Il y a aussi un retour vers l'enfance, le paradis perdu comme dans « La Route ». Avec lui la mesure de la fuite inexorable du temps, la misère, la marginalité, la mort. La mort, signe indélébile de la condition humaine est encore présente dans la disparition de Wanda, l'amante de Suttee, écrasée par l'effondrement d'un mur. La solitude aussi, autre pendant le cette « humaine condition » dont chaque être porte en lui la marque comme le disait si bien Montaigne, se rencontre dans le personnage de Joyce, une autre prostituée

Comme dans tous les romans de Mac Carthy, il y a une symbolique religieuse. Suttree m'évoque tous ces prophètes que Yahweh a abandonné pour les éprouver. le printemps pluvieux fait inexorablement penser au déluge et son fragile esquif à l'arche de Noé voguant sur une tempête liquide. La typhoïde qui lui vaut l'extrême-onction lui fait haïr le prêtre qui vient la lui donner est aussi, par sa guérison quasi miraculeuse, la marque de la renaissance et du changement de vie... comme Job. Pourtant, son approche de Dieu n'a rien de religieux.

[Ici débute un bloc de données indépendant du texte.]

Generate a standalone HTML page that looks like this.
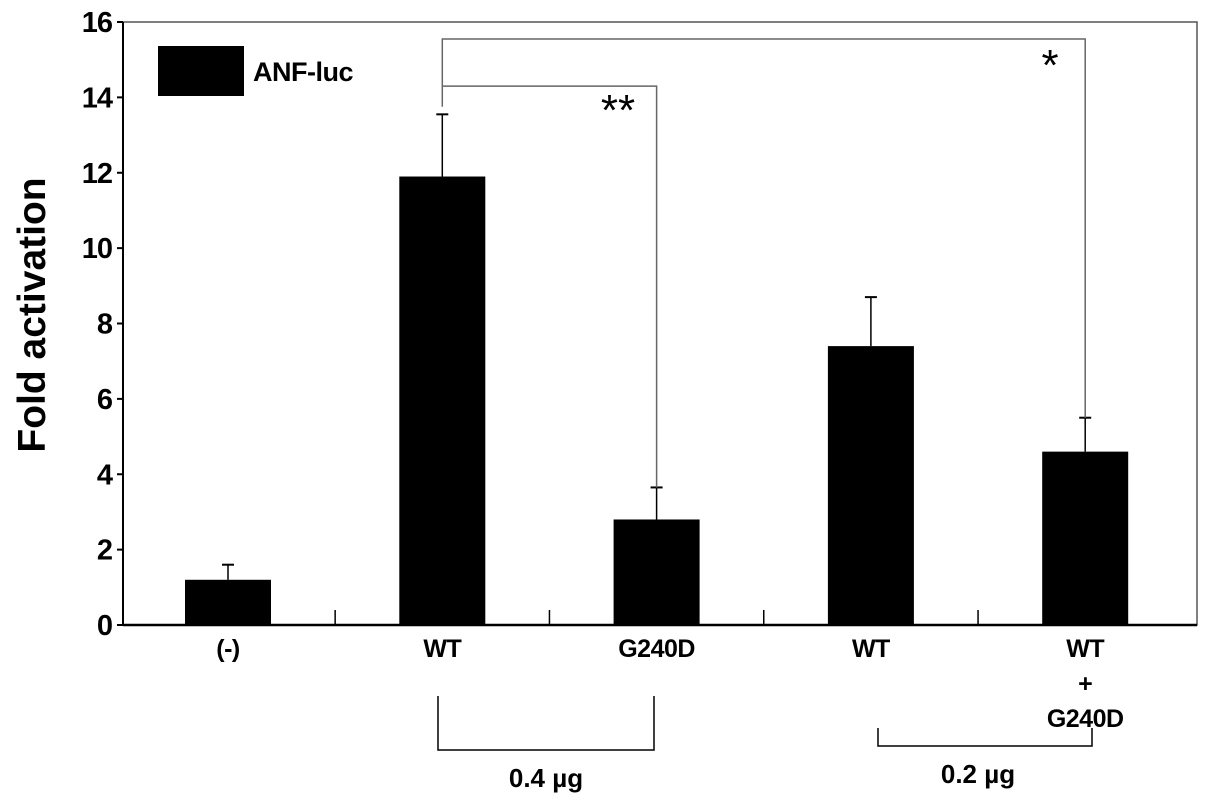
<!DOCTYPE html>
<html><head><meta charset="utf-8"><style>
body{margin:0;background:#fff}
svg{display:block;font-family:"Liberation Sans",Arial,sans-serif;font-weight:bold}
</style></head><body>
<svg id="c" width="1205" height="807"></svg>
<script>
const categories=["(-)","WT","G240D","WT","WT+G240D"];
const values=[1.2,11.9,2.8,7.4,4.6];
const errors=[0.4,1.65,0.85,1.3,0.9];
const yTicks=[0,2,4,6,8,10,12,14,16];
const NS="http://www.w3.org/2000/svg";
const svg=document.getElementById('c');
function y(v){return 625-v*(603/16);}
function x(i){return 228+i*214.3;}
function el(t,a,txt){const e=document.createElementNS(NS,t);for(const k in a)e.setAttribute(k,a[k]);if(txt!==undefined)e.textContent=txt;svg.appendChild(e);return e;}
let e;
e=el('rect',{x:123,y:22,width:1074,height:603,fill:'none',stroke:'#555','stroke-width':1.5});

e=el('line',{x1:123,y1:22,x2:123,y2:625,stroke:'#000','stroke-width':2});

e=el('line',{x1:123,y1:625,x2:1197,y2:625,stroke:'#000','stroke-width':2.5});

yTicks.forEach(t=>{
 e=el('line',{x1:117,y1:y(t),x2:123,y2:y(t),stroke:'#000','stroke-width':2});
 
 e=el('text',{x:112,y:y(t)+10,'text-anchor':'end','font-size':29,'letter-spacing':-1},String(t));
 
});
for(let i=0;i<categories.length-1;i++){
 const xm=(x(i)+x(i+1))/2;
 e=el('line',{x1:xm,y1:610,x2:xm,y2:625,stroke:'#000','stroke-width':1.5});
 
}
values.forEach((v,i)=>{
 const cx=x(i);
 e=el('line',{x1:cx,y1:y(v),x2:cx,y2:y(v+errors[i]),stroke:'#000','stroke-width':1.5});
 
 e=el('line',{x1:cx-6,y1:y(v+errors[i]),x2:cx+6,y2:y(v+errors[i]),stroke:'#000','stroke-width':2});
 
 e=el('rect',{x:cx-43,y:y(v),width:86,height:625-y(v),fill:'#000'});
 
});
const labs=[["(-)"],["WT"],["G240D"],["WT"],["WT","+","G240D"]];
labs.forEach((l,i)=>l.forEach((s,j)=>{
 e=el('text',{x:x(i),y:657+j*35,'text-anchor':'middle','font-size':25,'letter-spacing':-0.5},s);
 
}));
e=el('path',{d:`M${x(1)} ${y(13.75)}V${y(15.55)}H${x(4)}V${y(5.5)}M${x(1)} ${y(14.3)}H${x(2)}V${y(3.65)}`,fill:'none',stroke:'#666','stroke-width':1.5});

e=el('text',{x:618,y:125,'text-anchor':'middle','font-size':44,'font-weight':'normal'},"**");

e=el('text',{x:1050,y:80,'text-anchor':'middle','font-size':44,'font-weight':'normal'},"*");

e=el('rect',{x:158,y:46,width:86,height:50,fill:'#000'});

e=el('text',{x:253,y:81,'font-size':27,'letter-spacing':-0.5},"ANF-luc");

e=el('text',{x:0,y:0,'text-anchor':'middle','font-size':39,transform:'translate(45,315) rotate(-90)'},"Fold activation");

e=el('path',{d:'M438 696V750H654V696',fill:'none',stroke:'#000','stroke-width':1.5});

e=el('text',{x:546,y:787,'text-anchor':'middle','font-size':26},"0.4 µg");

e=el('path',{d:'M878 728V746H1092V728',fill:'none',stroke:'#000','stroke-width':1.5});

e=el('text',{x:978,y:783,'text-anchor':'middle','font-size':26},"0.2 µg");

</script>
</body></html>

Je reste fasciné par le souffle poétique de ce long roman, par son réalisme pathétique. Ils doivent sans doute beaucoup à une traduction somptueuse. L'univers de l'auteur, sa démarche d'écriture entre gouaille populaire et authentique poésie, tissent pour le lecteur, un attachement et même une sorte de complicité. L'image qu'il donne de l'homme nous est familière, soit que nous la connaissions, soit que nous la déplorions, mais elle est réelle.